>> BEGIN Excerpted data

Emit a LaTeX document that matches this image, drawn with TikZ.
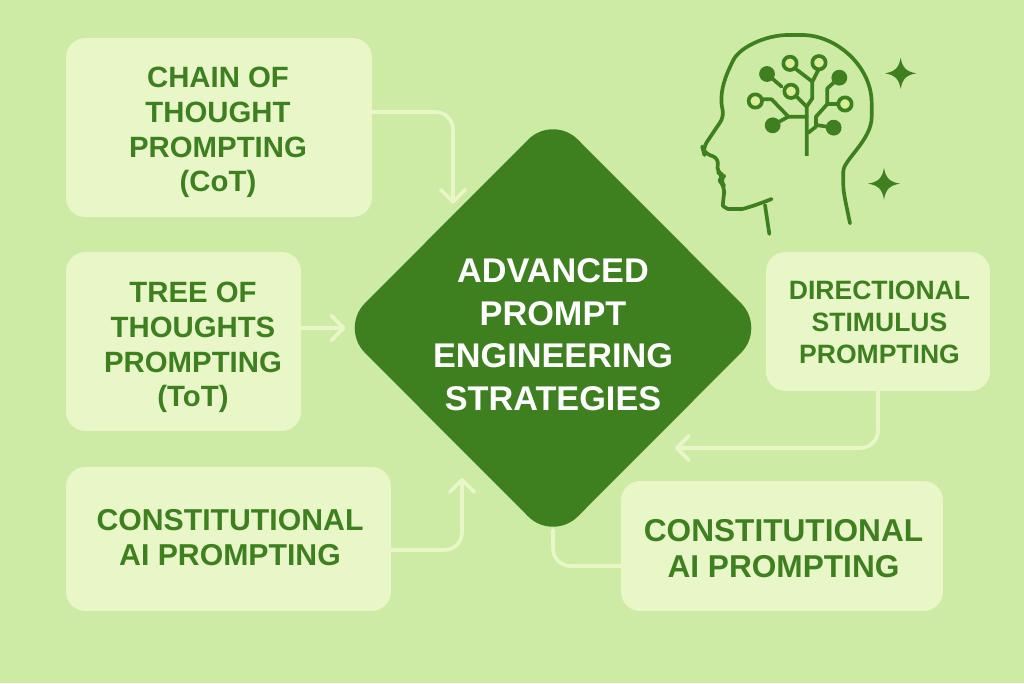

>> END Excerpted data
>> BEGIN Excerpted data

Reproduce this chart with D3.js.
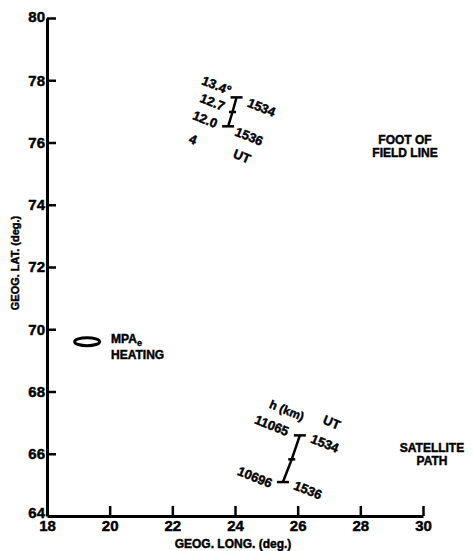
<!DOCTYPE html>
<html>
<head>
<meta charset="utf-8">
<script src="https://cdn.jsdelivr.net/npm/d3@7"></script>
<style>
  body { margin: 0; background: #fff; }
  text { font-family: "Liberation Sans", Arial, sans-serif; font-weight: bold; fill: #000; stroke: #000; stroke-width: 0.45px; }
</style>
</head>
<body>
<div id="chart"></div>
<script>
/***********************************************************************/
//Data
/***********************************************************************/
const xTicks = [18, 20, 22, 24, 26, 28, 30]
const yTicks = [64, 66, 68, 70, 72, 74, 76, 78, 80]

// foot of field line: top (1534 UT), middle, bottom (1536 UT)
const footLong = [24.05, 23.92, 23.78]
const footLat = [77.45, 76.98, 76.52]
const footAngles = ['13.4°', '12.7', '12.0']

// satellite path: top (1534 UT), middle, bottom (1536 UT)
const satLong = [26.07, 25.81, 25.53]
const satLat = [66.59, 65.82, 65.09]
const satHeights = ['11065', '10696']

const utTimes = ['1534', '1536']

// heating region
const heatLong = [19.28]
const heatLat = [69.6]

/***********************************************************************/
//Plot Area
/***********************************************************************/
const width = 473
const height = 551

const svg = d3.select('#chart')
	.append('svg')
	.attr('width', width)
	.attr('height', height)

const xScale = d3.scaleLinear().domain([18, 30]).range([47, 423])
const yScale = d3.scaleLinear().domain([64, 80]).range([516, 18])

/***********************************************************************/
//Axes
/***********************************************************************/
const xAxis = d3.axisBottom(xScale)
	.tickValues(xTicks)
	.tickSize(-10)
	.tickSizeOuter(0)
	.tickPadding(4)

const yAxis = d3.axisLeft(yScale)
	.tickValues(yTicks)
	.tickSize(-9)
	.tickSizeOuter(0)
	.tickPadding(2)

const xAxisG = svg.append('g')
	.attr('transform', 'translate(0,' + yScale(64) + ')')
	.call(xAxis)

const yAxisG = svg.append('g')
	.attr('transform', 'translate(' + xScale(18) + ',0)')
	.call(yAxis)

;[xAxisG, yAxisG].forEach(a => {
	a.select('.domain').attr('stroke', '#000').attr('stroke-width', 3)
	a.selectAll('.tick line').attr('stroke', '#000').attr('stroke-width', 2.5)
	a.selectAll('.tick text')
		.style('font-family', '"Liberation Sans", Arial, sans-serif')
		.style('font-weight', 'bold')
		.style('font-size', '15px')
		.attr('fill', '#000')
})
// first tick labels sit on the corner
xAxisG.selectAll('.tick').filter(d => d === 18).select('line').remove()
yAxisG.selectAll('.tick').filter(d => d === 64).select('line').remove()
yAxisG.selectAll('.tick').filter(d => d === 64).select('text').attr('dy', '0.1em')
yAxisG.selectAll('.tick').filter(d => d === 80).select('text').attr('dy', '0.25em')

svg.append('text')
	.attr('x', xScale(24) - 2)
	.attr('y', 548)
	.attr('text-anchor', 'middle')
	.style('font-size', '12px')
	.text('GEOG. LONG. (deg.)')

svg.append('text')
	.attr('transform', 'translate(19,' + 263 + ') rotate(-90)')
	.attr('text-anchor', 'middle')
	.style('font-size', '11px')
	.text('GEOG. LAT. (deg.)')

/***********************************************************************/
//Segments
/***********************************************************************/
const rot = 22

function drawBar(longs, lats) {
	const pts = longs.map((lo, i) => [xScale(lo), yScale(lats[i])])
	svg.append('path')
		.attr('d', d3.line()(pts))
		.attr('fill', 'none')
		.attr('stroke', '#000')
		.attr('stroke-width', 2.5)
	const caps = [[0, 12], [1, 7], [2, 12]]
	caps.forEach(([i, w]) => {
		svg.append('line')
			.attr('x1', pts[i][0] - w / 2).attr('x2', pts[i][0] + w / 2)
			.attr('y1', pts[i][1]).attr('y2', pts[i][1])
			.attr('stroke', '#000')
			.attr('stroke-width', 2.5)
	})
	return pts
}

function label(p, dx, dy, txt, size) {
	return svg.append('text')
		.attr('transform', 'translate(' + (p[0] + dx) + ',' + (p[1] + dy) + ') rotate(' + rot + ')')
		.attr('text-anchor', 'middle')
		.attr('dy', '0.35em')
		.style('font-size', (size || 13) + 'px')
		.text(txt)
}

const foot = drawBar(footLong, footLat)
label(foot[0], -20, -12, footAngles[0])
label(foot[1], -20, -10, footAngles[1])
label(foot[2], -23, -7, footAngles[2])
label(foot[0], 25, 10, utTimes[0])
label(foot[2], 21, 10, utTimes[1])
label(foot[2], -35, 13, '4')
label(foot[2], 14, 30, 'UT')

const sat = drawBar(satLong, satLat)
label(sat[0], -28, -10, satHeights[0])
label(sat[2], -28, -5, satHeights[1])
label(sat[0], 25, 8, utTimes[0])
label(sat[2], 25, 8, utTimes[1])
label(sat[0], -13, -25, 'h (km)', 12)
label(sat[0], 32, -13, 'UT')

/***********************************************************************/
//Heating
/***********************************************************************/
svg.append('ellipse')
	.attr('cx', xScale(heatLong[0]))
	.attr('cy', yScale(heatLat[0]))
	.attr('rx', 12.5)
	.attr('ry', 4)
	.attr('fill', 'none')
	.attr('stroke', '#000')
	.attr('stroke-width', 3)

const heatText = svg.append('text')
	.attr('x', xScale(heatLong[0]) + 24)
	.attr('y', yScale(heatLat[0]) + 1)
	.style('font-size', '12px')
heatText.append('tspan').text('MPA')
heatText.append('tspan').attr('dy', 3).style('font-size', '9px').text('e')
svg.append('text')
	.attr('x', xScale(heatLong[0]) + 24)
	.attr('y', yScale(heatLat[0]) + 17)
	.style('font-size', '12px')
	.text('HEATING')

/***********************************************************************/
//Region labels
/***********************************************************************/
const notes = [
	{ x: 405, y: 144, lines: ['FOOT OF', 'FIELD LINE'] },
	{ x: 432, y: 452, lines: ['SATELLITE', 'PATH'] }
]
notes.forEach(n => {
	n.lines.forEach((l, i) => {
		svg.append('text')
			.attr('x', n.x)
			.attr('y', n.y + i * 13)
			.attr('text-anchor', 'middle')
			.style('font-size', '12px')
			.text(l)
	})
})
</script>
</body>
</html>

>> END Excerpted data
>> BEGIN Excerpted data

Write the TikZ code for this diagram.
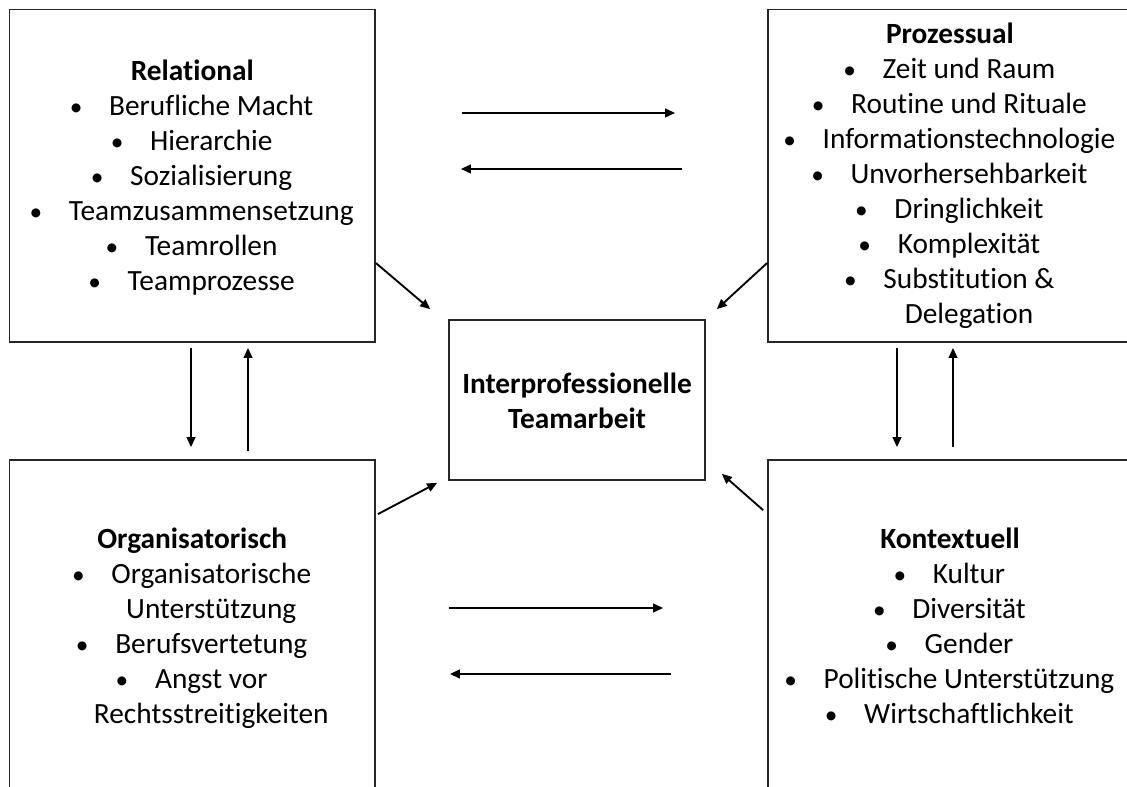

>> END Excerpted data

- Exercise aim -
Copy exactly the part of the material above that opens with the line containing "Reproduce this chart with D3.js." and closes with the line containing "const height = 551", ends included. Drop the images.

- Reply -
Reproduce this chart with D3.js.
<!DOCTYPE html>
<html>
<head>
<meta charset="utf-8">
<script src="https://cdn.jsdelivr.net/npm/d3@7"></script>
<style>
  body { margin: 0; background: #fff; }
  text { font-family: "Liberation Sans", Arial, sans-serif; font-weight: bold; fill: #000; stroke: #000; stroke-width: 0.45px; }
</style>
</head>
<body>
<div id="chart"></div>
<script>
/***********************************************************************/
//Data
/***********************************************************************/
const xTicks = [18, 20, 22, 24, 26, 28, 30]
const yTicks = [64, 66, 68, 70, 72, 74, 76, 78, 80]

// foot of field line: top (1534 UT), middle, bottom (1536 UT)
const footLong = [24.05, 23.92, 23.78]
const footLat = [77.45, 76.98, 76.52]
const footAngles = ['13.4°', '12.7', '12.0']

// satellite path: top (1534 UT), middle, bottom (1536 UT)
const satLong = [26.07, 25.81, 25.53]
const satLat = [66.59, 65.82, 65.09]
const satHeights = ['11065', '10696']

const utTimes = ['1534', '1536']

// heating region
const heatLong = [19.28]
const heatLat = [69.6]

/***********************************************************************/
//Plot Area
/***********************************************************************/
const width = 473
const height = 551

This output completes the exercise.